Numbers of children entering the child protection system are on the rise because services designed to help them stay with their families are being "decimated", MPs have been told.

Appearing before the education select committee today, experts from within the sector blamed cuts to early intervention support services for increases in referrals to local authority children’s services departments.

Ray Jones, professor of social work at Kingston University, said prevention and early intervention services are “being decimated”.

“Family support services are being decimated at the moment, children’s centre are closing, funding for voluntary organisations like Home Start is being turned off,” he said.

“We are escalating the families into the child protection [system] because that’s the only resource that we now have for those children. It’s threatening for families and children. It’s demoralising for social workers and we are overheating the child protection system.”

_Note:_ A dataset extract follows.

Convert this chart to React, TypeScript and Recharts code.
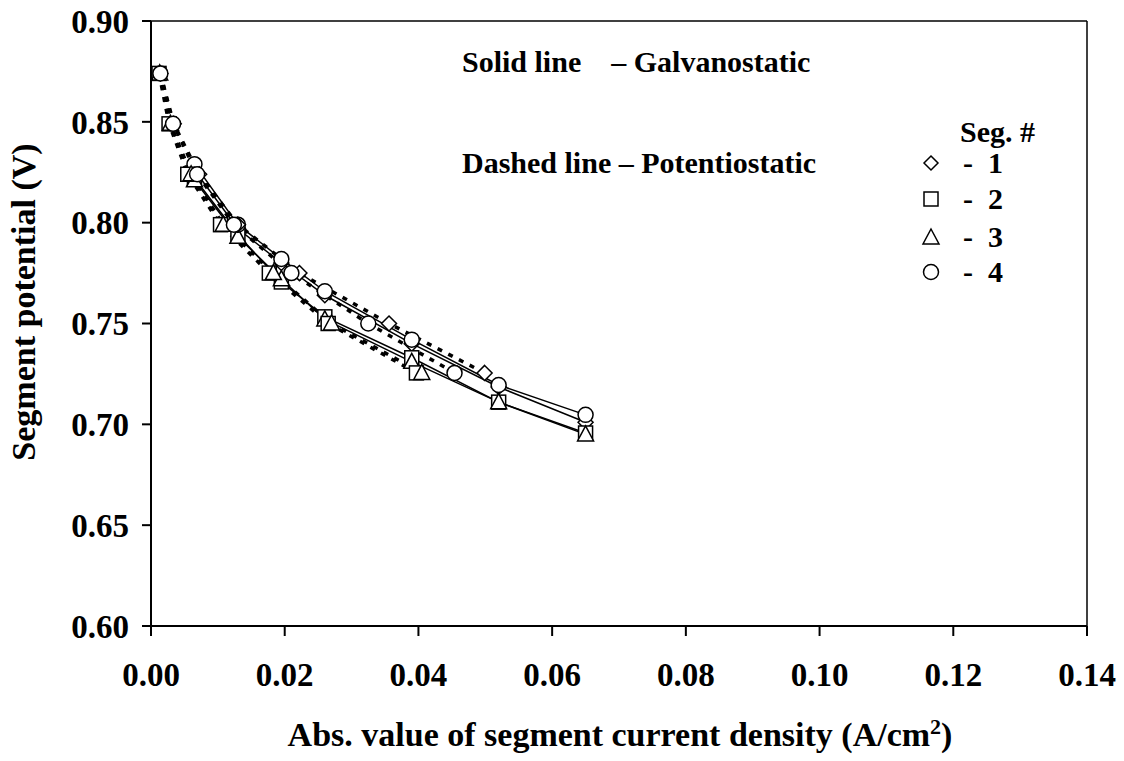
import React from 'react';
import { ScatterChart, Scatter, XAxis, YAxis, ReferenceLine } from 'recharts';

// galvanostatic runs: every segment at the same current density
const galvX = [0.0065, 0.013, 0.0195, 0.026, 0.039, 0.052, 0.065];
const galvSeg1 = [0.826, 0.797, 0.780, 0.764, 0.740, 0.7185, 0.701];
const galvSeg2 = [0.822, 0.794, 0.7706, 0.7533, 0.733, 0.711, 0.6957];
const galvSeg3 = [0.821, 0.793, 0.772, 0.752, 0.731, 0.711, 0.695];
const galvSeg4 = [0.829, 0.799, 0.782, 0.766, 0.742, 0.7195, 0.7047];

// potentiostatic runs: every segment at the same potential
const potY = [0.874, 0.849, 0.824, 0.799, 0.775, 0.75, 0.7255];
const potSeg1 = [0.0014, 0.0034, 0.0072, 0.013, 0.0222, 0.0356, 0.0499];
const potSeg2 = [0.0012, 0.0027, 0.0055, 0.0104, 0.0177, 0.0265, 0.0397];
const potSeg3 = [0.0013, 0.0029, 0.006, 0.0108, 0.0183, 0.027, 0.0405];
const potSeg4 = [0.0014, 0.0033, 0.0069, 0.0124, 0.021, 0.0325, 0.0454];

const xTicks = [0, 0.02, 0.04, 0.06, 0.08, 0.1, 0.12, 0.14];
const yTicks = [0.6, 0.65, 0.7, 0.75, 0.8, 0.85, 0.9];
const xMinor = Array.from({ length: 36 }, (_, i) => +(i * 0.004).toFixed(3));
const yMinor = Array.from({ length: 31 }, (_, i) => +(0.6 + i * 0.01).toFixed(2));

const FONT = '"Liberation Serif", "Times New Roman", serif';

const galv = (ys: number[]) => galvX.map((x, i) => ({ x, y: ys[i] }));
const pot = (xs: number[]) => potY.map((y, i) => ({ x: xs[i], y }));

const Diamond = ({ cx, cy }: any) => (
  <polygon points={`${cx},${cy - 7.5} ${cx + 7.5},${cy} ${cx},${cy + 7.5} ${cx - 7.5},${cy}`} fill="#fff" stroke="#000" strokeWidth={1.5} />
);
const Square = ({ cx, cy }: any) => (
  <rect x={cx - 7} y={cy - 7} width={14} height={14} fill="#fff" stroke="#000" strokeWidth={1.5} />
);
const Triangle = ({ cx, cy }: any) => (
  <polygon points={`${cx},${cy - 8.5} ${cx + 8},${cy + 6.5} ${cx - 8},${cy + 6.5}`} fill="#fff" stroke="#000" strokeWidth={1.5} />
);
const Circle = ({ cx, cy }: any) => (
  <circle cx={cx} cy={cy} r={7.5} fill="#fff" stroke="#000" strokeWidth={1.5} />
);
const NoShape = () => <g />;

const series = [
  { name: 'g1', data: galv(galvSeg1), shape: Diamond, dashed: false },
  { name: 'g2', data: galv(galvSeg2), shape: Square, dashed: false },
  { name: 'g3', data: galv(galvSeg3), shape: Triangle, dashed: false },
  { name: 'g4', data: galv(galvSeg4), shape: Circle, dashed: false },
  { name: 'p1', data: pot(potSeg1), shape: Diamond, dashed: true },
  { name: 'p2', data: pot(potSeg2), shape: Square, dashed: true },
  { name: 'p3', data: pot(potSeg3), shape: Triangle, dashed: true },
  { name: 'p4', data: pot(potSeg4), shape: Circle, dashed: true },
];

const tickStyle = { fill: '#000', fontSize: 33, fontWeight: 'bold', fontFamily: FONT };
const textStyle: React.CSSProperties = {
  position: 'absolute', fontFamily: FONT, fontWeight: 'bold', fontSize: 30, color: '#000', whiteSpace: 'pre', lineHeight: 1,
};

const LegendSymbol = ({ kind }: { kind: string }) => (
  <svg width={20} height={20} style={{ position: 'absolute', left: -10, top: -10 }}>
    {kind === 'd' && <polygon points="10,3 17,10 10,17 3,10" fill="#fff" stroke="#000" strokeWidth={1.5} />}
    {kind === 's' && <rect x={3} y={3} width={14} height={14} fill="#fff" stroke="#000" strokeWidth={1.5} />}
    {kind === 't' && <polygon points="10,2 18,17 2,17" fill="#fff" stroke="#000" strokeWidth={1.5} />}
    {kind === 'c' && <circle cx={10} cy={10} r={7.5} fill="#fff" stroke="#000" strokeWidth={1.5} />}
  </svg>
);

const legendRows = [
  { kind: 'd', label: '1', y: 163 },
  { kind: 's', label: '2', y: 199 },
  { kind: 't', label: '3', y: 237 },
  { kind: 'c', label: '4', y: 272 },
];

export default function App() {
  return (
    <div style={{ position: 'absolute', left: 0, top: 0, width: 1124, height: 761, background: '#fff' }}>
      <ScatterChart width={1124} height={761} margin={{ top: 21, right: 37, left: 0, bottom: 0 }}>
        <XAxis xAxisId="minor" type="number" dataKey="x" domain={[0, 0.14]} ticks={xMinor} tick={false}
          tickSize={6} tickLine={{ stroke: '#000', strokeWidth: 1.5 }} axisLine={false} height={0} />
        <XAxis type="number" dataKey="x" domain={[0, 0.14]} ticks={xTicks} tickFormatter={(v: number) => v.toFixed(2)}
          tick={tickStyle} tickSize={10} tickMargin={27} height={135}
          tickLine={{ stroke: '#000', strokeWidth: 2 }} axisLine={{ stroke: '#000', strokeWidth: 2 }} />
        <YAxis yAxisId="minor" type="number" dataKey="y" domain={[0.6, 0.9]} ticks={yMinor} tick={false}
          tickSize={5} tickLine={{ stroke: '#000', strokeWidth: 1.5 }} axisLine={false} width={0} />
        <YAxis type="number" dataKey="y" domain={[0.6, 0.9]} ticks={yTicks} tickFormatter={(v: number) => v.toFixed(2)}
          tick={tickStyle} tickSize={9} tickMargin={13} width={151}
          tickLine={{ stroke: '#000', strokeWidth: 2 }} axisLine={{ stroke: '#000', strokeWidth: 2 }} />
        <ReferenceLine y={0.9} stroke="#000" strokeWidth={1.5} />
        <ReferenceLine x={0.14} stroke="#000" strokeWidth={1.5} />
        {series.map(s => (
          <Scatter key={s.name + '-line'} data={s.data} shape={NoShape} isAnimationActive={false}
            line={s.dashed
              ? { stroke: '#000', strokeWidth: 3.5, strokeDasharray: '5 7' }
              : { stroke: '#000', strokeWidth: 1.5 }}
            lineType="joint" />
        ))}
        {series.map(s => (
          <Scatter key={s.name + '-pts'} data={s.data} shape={s.shape} isAnimationActive={false} />
        ))}
      </ScatterChart>

      <div style={{ ...textStyle, left: 462, top: 47 }}>Solid line    – Galvanostatic</div>
      <div style={{ ...textStyle, left: 462, top: 148 }}>Dashed line – Potentiostatic</div>
      <div style={{ ...textStyle, left: 960, top: 117 }}>Seg. #</div>
      {legendRows.map(r => (
        <div key={r.label} style={{ position: 'absolute', left: 931, top: r.y }}>
          <LegendSymbol kind={r.kind} />
          <div style={{ ...textStyle, left: 32, top: -15 }}>-  {r.label}</div>
        </div>
      ))}

      <div style={{ ...textStyle, fontSize: 34, left: 24, top: 302, transform: 'translate(-50%, -50%) rotate(-90deg)' }}>
        Segment potential (V)
      </div>
      <div style={{ ...textStyle, fontSize: 34, left: 620, top: 734, transform: 'translate(-50%, -50%)' }}>
        Abs. value of segment current density (A/cm<sup style={{ fontSize: 22 }}>2</sup>)
      </div>
    </div>
  );
}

Most recent government statistics show that numbers of children subject to child protection plans because they are deemed to be at risk of abuse are continuing to rise.

At the end of March 2015 there were 49,700, a 2.9 per cent increase on the same point in 2014 when the total stood at 48,300. The figure has risen by 27.1 per cent since March 2010.

Earlier this month the number of applications for children to be taken into the care system in England hit an all-time high. In February a total of 1,225 care applications were made – an increase of 9.4 per cent, or 105 applications, on the previous record of 1,120 recorded in July 2015.

Roy Perry, chair of the Local Government Association’s children and young people board, told MPs that there is a “serious shortage of resources”.

"Prevention is clearly better than cure, so putting money into early services is important," he said.

"In my own council and a lot of council's across England there is worry that there are less resources available for youth work, for youth clubs, for family support work and children's centres.

"The resources need to be targeted and focused more clearly. The issue, of course, is that certainly councils are having to protect their investment in child social workers and social work teams. That does mean that there are quite frankly less resources available for those other activities."

Barbara Peacock, co-chair of the south east region of the Association of Directors of Children’s Services (ADCS), said local authorities receive more referrals because organisations that provide support to families are struggling.

“I think some of our partners we work with are really concerned about children, and some of them, because they have less resource to do some of the wrap-around that they would have done in the past are seeking to refer it in because, in many ways, social workers act as a backstop,” she said.

“If you don’t know where else to go and you are worried about a child you pass it in to social services in terms of supporting that child. So we are seeing the stress in the system and more referrals coming through.”

The education select committee is currently conducting an inquiry into social work reform.